A work in progress from Writer’s Church, hosted by Marj Hahne. Inspired by “This is the Beginning of Time” by Sherrie Flick

Paradox, Humor and Change

Re-posted from Meditation Masters Facebook page

Re-posted from Meditation Masters Facebook page

“Life has three rules: Paradox, Humor, and Change.

– Paradox: Life is a mystery; don’t waste your time trying to figure it out.

– Humor: Keep a sense of humor, especially about yourself. It is a strength beyond all measure

– Change: Know that nothing ever stays the same.”

― Dan Millman,
Way of the Peaceful Warrior

Little Gem

Re-posted from Enchanted Nature Facebook page

Re-posted from Enchanted Nature Facebook page

“Can you imagine if you really let it in that you are not a problem to be solved in any way? Imagine you knew that anything that would tell you otherwise is just a movement of thought in the mind that says “Whatever is, isn’t the way it is supposed to be.” So the biggest act of compassion starts within. And when the self is no longer seen as a problem, this is called “the peace that passes all understanding.”
~ Adyashanti

Took Back

Re-post from Art For Ever Facebook page

Re-post from Art For Ever Facebook page

I took back the night
First, by comfort and warmth
Wrapping tightly in fat blankets
That sorrow could not reach

I took back the night
Warm cocoa in big mugs to sooth
A dark wretchedness in my soul
Warm tears in dark hours – spent

I took back the night
Opening wide window sashes
So moonlight, fireflies and little moths
Might dance in my mourner’s room

I took back the night
With hard letters burned in fires
To dead loves gone
But for their shadows in my head

I took back the night
Hope, a thought, a light brick
Layered in a house of joy, half finished
A frame waiting for laughter

Inspired by Michael Robbin’s poem, “Be Myself” in the April 2013 edition of POETRY

Watchtower: Flash Non-Fiction

Jefferson County Public Library: Photo by Noelle

Jefferson County Public Library: Photo by Noelle

The cover is creased, obviously from repeated reading. Part of it torn and only the “Watch” of the Watch Tower pamphlet is visible now. It’s an old edition. Fifteen years maybe and faded. It was stuffed in the back of a bus station rack carrying flyers for local attractions. Clearly no one manages the display much. No surprise given the half asleep ticket agent unable to stay awake for the next turn in the romance novel she’s reading. The station is dead. Not even a station really. A large closet with a bench where you can wait for the Greyhound coming out of New Orleans bound for Raleigh.

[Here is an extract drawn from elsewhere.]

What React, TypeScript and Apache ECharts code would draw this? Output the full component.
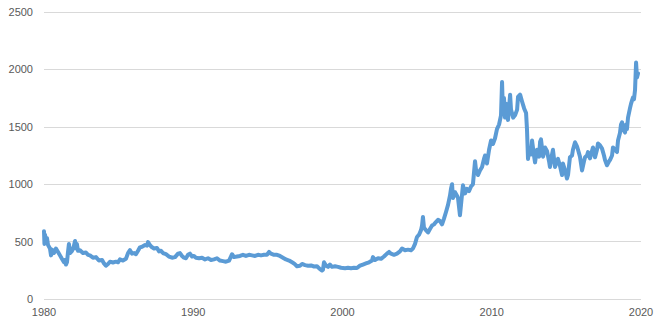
import React, { useEffect, useRef } from "react";
import * as echarts from "echarts";

const xTicks = [1980, 1990, 2000, 2010, 2020];
const yTicks = [0, 500, 1000, 1500, 2000, 2500];

// decimal year, price
const years1980s = [
  1980.0, 1980.03, 1980.07, 1980.13, 1980.2, 1980.27, 1980.4, 1980.47, 1980.54, 1980.67, 1980.8, 1980.94,
  1981.07, 1981.2, 1981.34, 1981.4, 1981.47, 1981.54, 1981.6, 1981.67, 1981.74, 1981.88, 1982.0, 1982.08,
  1982.14, 1982.2, 1982.28, 1982.41, 1982.61, 1982.81, 1982.95, 1983.08, 1983.28, 1983.48, 1983.68, 1983.89,
  1984.02, 1984.15, 1984.29, 1984.42, 1984.62, 1984.82, 1984.96, 1985.09, 1985.29, 1985.49, 1985.63, 1985.76,
  1985.9, 1986.03, 1986.16, 1986.3, 1986.43, 1986.57, 1986.77, 1986.9, 1986.97, 1987.1, 1987.24, 1987.37,
  1987.57, 1987.71, 1987.84, 1987.97, 1988.17, 1988.38, 1988.58, 1988.78, 1988.98, 1989.11, 1989.25, 1989.38,
  1989.51, 1989.65, 1989.78, 1989.92,
];
const prices1980s = [
  590, 480, 560, 500, 530, 470, 440, 380, 430, 400, 440, 410,
  380, 350, 320, 340, 300, 320, 400, 480, 400, 420, 460, 505,
  440, 480, 420, 425, 400, 405, 385, 380, 360, 365, 335, 340,
  310, 290, 305, 325, 318, 325, 320, 345, 335, 350, 400, 425,
  395, 400, 390, 420, 450, 455, 470, 465, 495, 470, 450, 440,
  445, 415, 420, 400, 390, 370, 360, 365, 395, 400, 375, 360,
  355, 385, 395, 370,
];

const years1990s = [
  1990.05, 1990.18, 1990.39, 1990.59, 1990.79, 1990.99, 1991.19, 1991.39, 1991.59, 1991.79, 1991.99, 1992.19,
  1992.4, 1992.6, 1992.73, 1992.93, 1993.13, 1993.33, 1993.53, 1993.74, 1993.94, 1994.14, 1994.34, 1994.54,
  1994.74, 1994.94, 1995.08, 1995.21, 1995.41, 1995.61, 1995.81, 1996.01, 1996.21, 1996.42, 1996.62, 1996.75,
  1996.95, 1997.15, 1997.29, 1997.49, 1997.69, 1997.89, 1998.09, 1998.29, 1998.49, 1998.63, 1998.69, 1998.76,
  1998.9, 1999.03, 1999.16, 1999.3, 1999.5, 1999.7, 1999.9,
];
const prices1990s = [
  375, 360, 355, 360, 345, 355, 340, 345, 355, 335, 330, 325,
  335, 390, 365, 370, 375, 385, 375, 385, 380, 375, 385, 380,
  385, 385, 410, 395, 385, 385, 375, 360, 345, 335, 320, 310,
  285, 290, 305, 295, 290, 292, 283, 285, 260, 248, 255, 320,
  290, 280, 300, 280, 285, 280, 272,
];

const years2000s = [
  2000.17, 2000.37, 2000.57, 2000.77, 2000.97, 2001.17, 2001.37, 2001.57, 2001.78, 2001.98, 2002.04, 2002.18,
  2002.38, 2002.58, 2002.78, 2002.98, 2003.12, 2003.25, 2003.45, 2003.65, 2003.85, 2003.99, 2004.19, 2004.39,
  2004.59, 2004.72, 2004.86, 2004.99, 2005.13, 2005.26, 2005.33, 2005.39, 2005.46, 2005.59, 2005.73, 2005.86,
  2006.0, 2006.13, 2006.26, 2006.4, 2006.53, 2006.67, 2006.8, 2006.94, 2007.07, 2007.2, 2007.27, 2007.34,
  2007.4, 2007.54, 2007.67, 2007.74, 2007.81, 2007.87, 2007.94, 2008.07, 2008.21, 2008.34, 2008.48, 2008.61,
  2008.74, 2008.88, 2008.94, 2009.08, 2009.21, 2009.35, 2009.48, 2009.55, 2009.68, 2009.82, 2009.95,
];
const prices2000s = [
  268, 272, 268, 272, 270, 290, 300, 310, 320, 335, 365, 340,
  355, 350, 370, 395, 410, 395, 385, 395, 415, 440, 425, 430,
  425, 440, 480, 540, 560, 600, 640, 715, 620, 600, 580, 610,
  640, 650, 670, 690, 680, 650, 700, 760, 820, 900, 960, 1000,
  880, 930, 900, 880, 800, 730, 820, 990, 920, 960, 940, 980,
  1000, 1200, 1130, 1080, 1120, 1150, 1220, 1250, 1180, 1300, 1380,
];

const years2010s = [
  2010.08, 2010.22, 2010.35, 2010.49, 2010.62, 2010.69, 2010.75, 2010.82, 2010.89, 2010.96, 2011.03, 2011.09,
  2011.23, 2011.29, 2011.43, 2011.56, 2011.7, 2011.76, 2011.9, 2012.03, 2012.17, 2012.3, 2012.36, 2012.43,
  2012.5, 2012.63, 2012.7, 2012.83, 2012.9, 2013.03, 2013.17, 2013.24, 2013.3, 2013.44, 2013.57, 2013.7,
  2013.84, 2013.9, 2014.04, 2014.1, 2014.24, 2014.37, 2014.44, 2014.57, 2014.71, 2014.77, 2014.91, 2015.04,
  2015.11, 2015.24, 2015.38, 2015.44, 2015.58, 2015.71, 2015.78, 2015.91, 2016.05, 2016.18, 2016.25, 2016.38,
  2016.45, 2016.58, 2016.72, 2016.78, 2016.92, 2017.05, 2017.12, 2017.25, 2017.39, 2017.52, 2017.59, 2017.72,
  2017.86, 2017.92, 2018.06, 2018.12, 2018.26, 2018.39, 2018.46, 2018.59, 2018.66, 2018.73, 2018.79, 2018.93,
  2019.0, 2019.06, 2019.13, 2019.26, 2019.33, 2019.4, 2019.46, 2019.53, 2019.6, 2019.67, 2019.73, 2019.8,
];
const prices2010s = [
  1350, 1400, 1480, 1520, 1600, 1890, 1620, 1750, 1580, 1700, 1590, 1560,
  1780, 1650, 1580, 1600, 1650, 1760, 1780, 1720, 1660, 1620, 1480, 1220,
  1300, 1260, 1380, 1250, 1190, 1300, 1240, 1370, 1390, 1240, 1320, 1290,
  1200, 1150, 1260, 1300, 1150, 1200, 1220, 1160, 1080, 1180, 1120, 1050,
  1080, 1235, 1250, 1300, 1365, 1330, 1300, 1240, 1120, 1200, 1235, 1250,
  1280, 1225, 1290, 1320, 1235, 1300, 1355, 1340, 1310, 1250, 1210, 1165,
  1200, 1210, 1250, 1320, 1300, 1280, 1380, 1445, 1520, 1540, 1480, 1450,
  1520, 1480, 1580, 1660, 1700, 1730, 1755, 1740, 1820, 2060, 1930, 1965,
];

const allYears = [...years1980s, ...years1990s, ...years2000s, ...years2010s];
const allPrices = [...prices1980s, ...prices1990s, ...prices2000s, ...prices2010s];

export default function App() {
  const ref = useRef<HTMLDivElement>(null);
  useEffect(() => {
    if (!ref.current) return;
    const chart = echarts.init(ref.current, undefined, { renderer: "svg" });
    const labelStyle = {
      color: "#595959",
      fontFamily: "Liberation Sans, Arial, sans-serif",
      fontSize: 11,
    };
    chart.setOption({
      animation: false,
      backgroundColor: "#ffffff",
      grid: { left: 44, right: 22, top: 12, bottom: 29, containLabel: false },
      xAxis: {
        type: "value",
        min: xTicks[0],
        max: xTicks[xTicks.length - 1],
        interval: 10,
        axisLine: { show: false },
        axisTick: { show: false },
        splitLine: { show: false },
        axisLabel: { ...labelStyle, margin: 7, formatter: (v: number) => String(v) },
      },
      yAxis: {
        type: "value",
        min: yTicks[0],
        max: yTicks[yTicks.length - 1],
        interval: 500,
        axisLine: { show: false },
        axisTick: { show: false },
        splitLine: { show: true, lineStyle: { color: "#d9d9d9", width: 1 } },
        axisLabel: { ...labelStyle, margin: 11, formatter: (v: number) => String(v) },
      },
      series: [
        {
          type: "line",
          data: allYears.map((y, i) => [y, allPrices[i]]),
          showSymbol: false,
          symbol: "none",
          lineStyle: { color: "#5b9bd5", width: 4, join: "round", cap: "round" },
        },
      ],
    });
    return () => chart.dispose();
  }, []);
  return (
    <div
      ref={ref}
      style={{ position: "absolute", left: 0, top: 0, width: 663, height: 328 }}
    />
  );
}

The pages crackle a little as I peruse drawings of happy Christians dotting an eager missive. So many sinners and only so much time. Reminds me of how often, in my youth, I sought spiritual happiness in pews only to feel an intruder. I like Jesus. Many beautiful teachings, but I never fit in with Christians as a religious devotee and I failed to believe in original sin. Not a small road block on the religious highway. You don’t need a savior if there’s nothing to save you from. Still, having grown up in a loving Catholic community I found myself lingering in the pages. It is not the equivalent of being black in a white community or gay in a straight one, but there is definitely a kind of outsiders vibe in many places in this country where you aren’t part of the populace if you aren’t right with Christ.

As I flip through images of Sunday pot lucks and food drives I feel that familiar hunger to belong to something. It’s a feeling that has lead me to a number of attempts at community churches that last long enough for me to know I love the people, but little of the teachings. That’s when I catch my hobo bag and head for the spiritual train yard. The last page shows Christ dying on the cross. It is not an image I’ve ever cared for or even the point, I think, of his life. He was never about death, always about life. I rather liked the image from my childhood church on Easter Sunday. A wooden cross covered in chicken wire, standing about six feet tall and placed at the alter. Half way through the service children were invited up to place the Spring flowers each family brought into the cross. Within minutes it would be transformed into the most spectacular floral site. Yellow chrysanthemums, pink carnations, lavender crocus, blue bells, and lily whites. It’s the only image of Christ that moves me and it has never left me. Rising like crocus from a winter’s death.

The pressured hydraulics of the Greyhound sound off on the cracked paved lot. The romance drops and as suddenly, the clerk pops up, checking the time. She announces the arrival, as if I could miss the only sign of life, but I realize this is her whole day. This moment, announcing the arrival of the single bus to pass through town and to finish her vending machine sandwich. I feel the deepest sorrow for a woman I know nothing about and who likely deserves many things, other than my pity. I watch her for a moment. Is it not true that the crocus rises at the darkest point in winter? I smile at her. It’s possible she is just now coming through the mulch. I leave the Watch Tower on the bench. People’s spiritual journeys are unique and curious things. What is a memory for me, may be a beginning for her.